*Problem description:* Tally the lines with the word "Recreate" and report the number alone.

[Records with drawing code]
———

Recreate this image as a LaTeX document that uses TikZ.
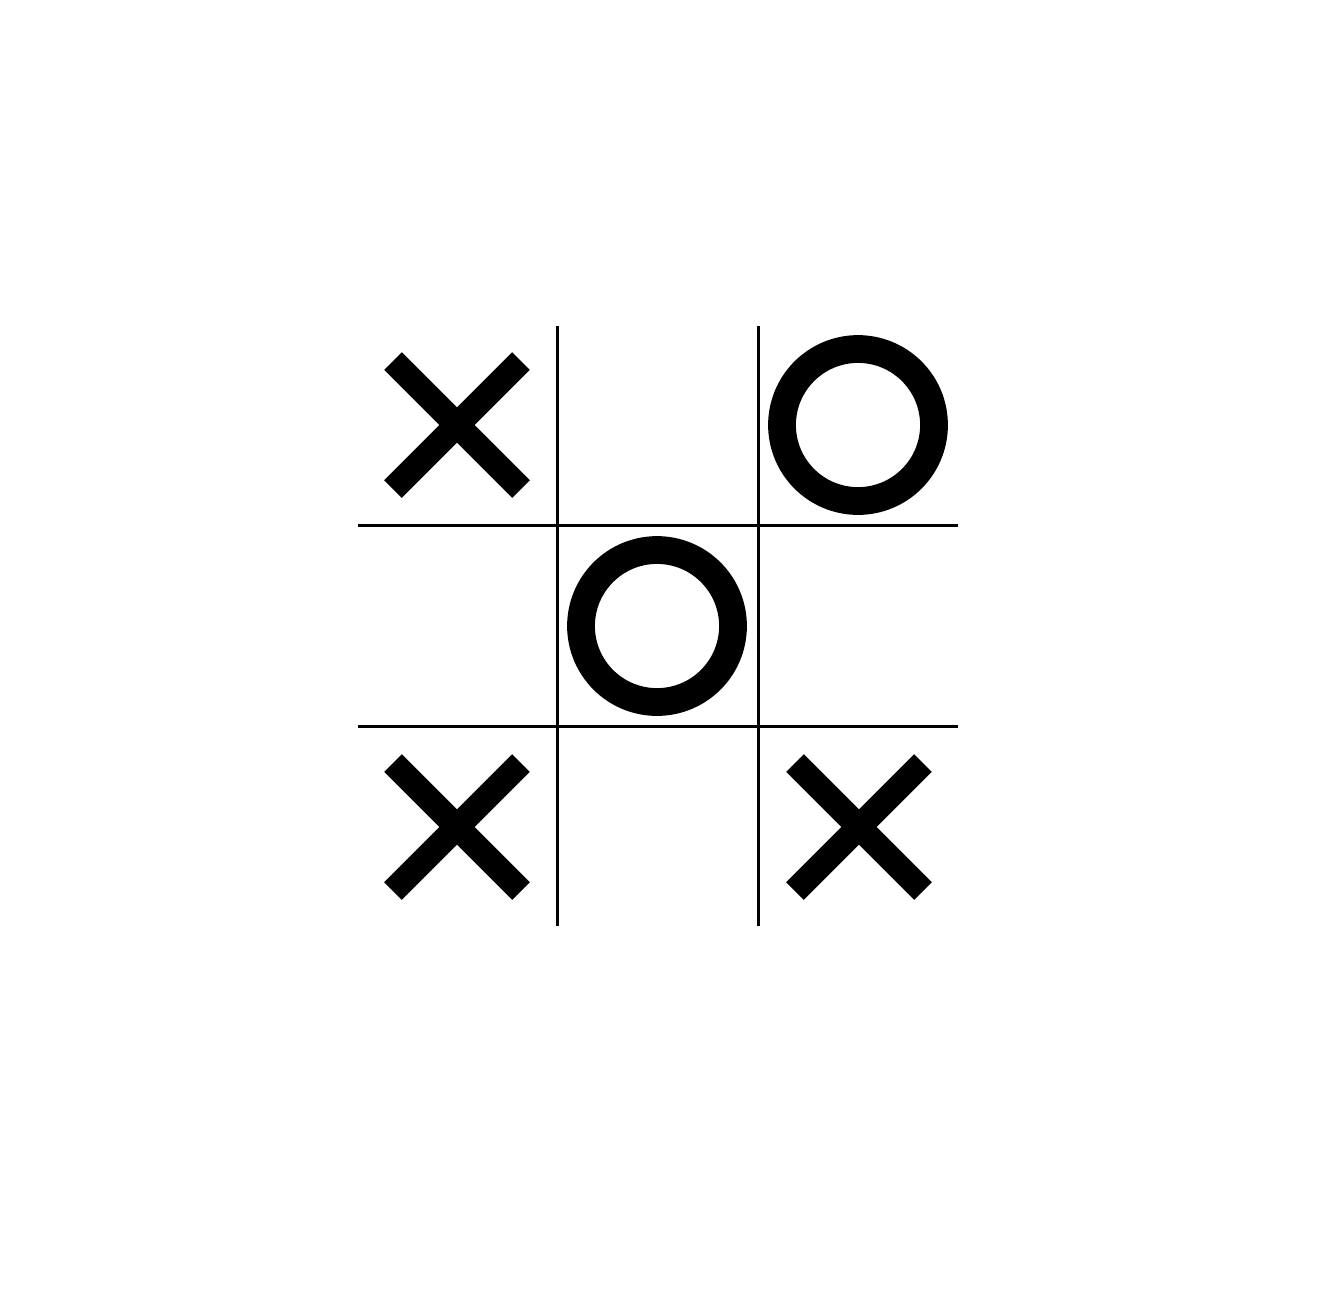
\documentclass[tikz,border=0pt]{standalone}
\usetikzlibrary{calc}
\begin{document}
\begin{tikzpicture}[x=0.01cm,y=-0.01cm,
  gridline/.style={line width=0.85pt,black},
  xmark/.style={line width=7.1pt,black,line cap=butt},
  omark/.style={line width=7.9pt,black}]
\fill[white] (0,0) rectangle (1331,1296);
\useasboundingbox (0,0) rectangle (1331,1296);
% grid
\draw[gridline] (557,326) -- (557,926);
\draw[gridline] (758,326) -- (758,926);
\draw[gridline] (358,525) -- (958,525);
\draw[gridline] (358,726) -- (958,726);
% X marks
\foreach \cx/\cy/\n in {457/425/a,457/827/b,859/827/c}{
  \coordinate (x\n) at (\cx,\cy);
  \draw[xmark] ($(x\n)+(-64,-64)$) -- ($(x\n)+(64,64)$);
  \draw[xmark] ($(x\n)+(-64,64)$) -- ($(x\n)+(64,-64)$);
}
% O marks
\coordinate (oa) at (858,425);
\coordinate (ob) at (657,626);
\draw[omark] (oa) circle[radius=76];
\draw[omark] (ob) circle[radius=76];
\end{tikzpicture}
\end{document}
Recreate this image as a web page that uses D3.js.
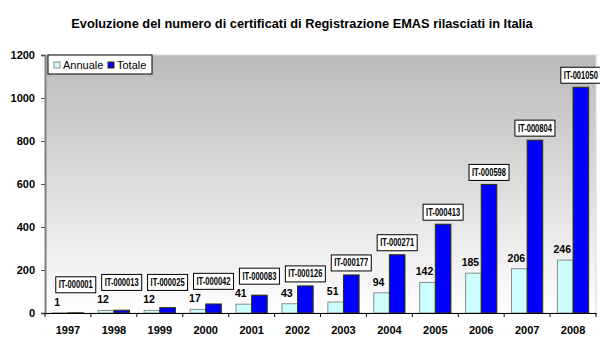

———

*Final result:* 2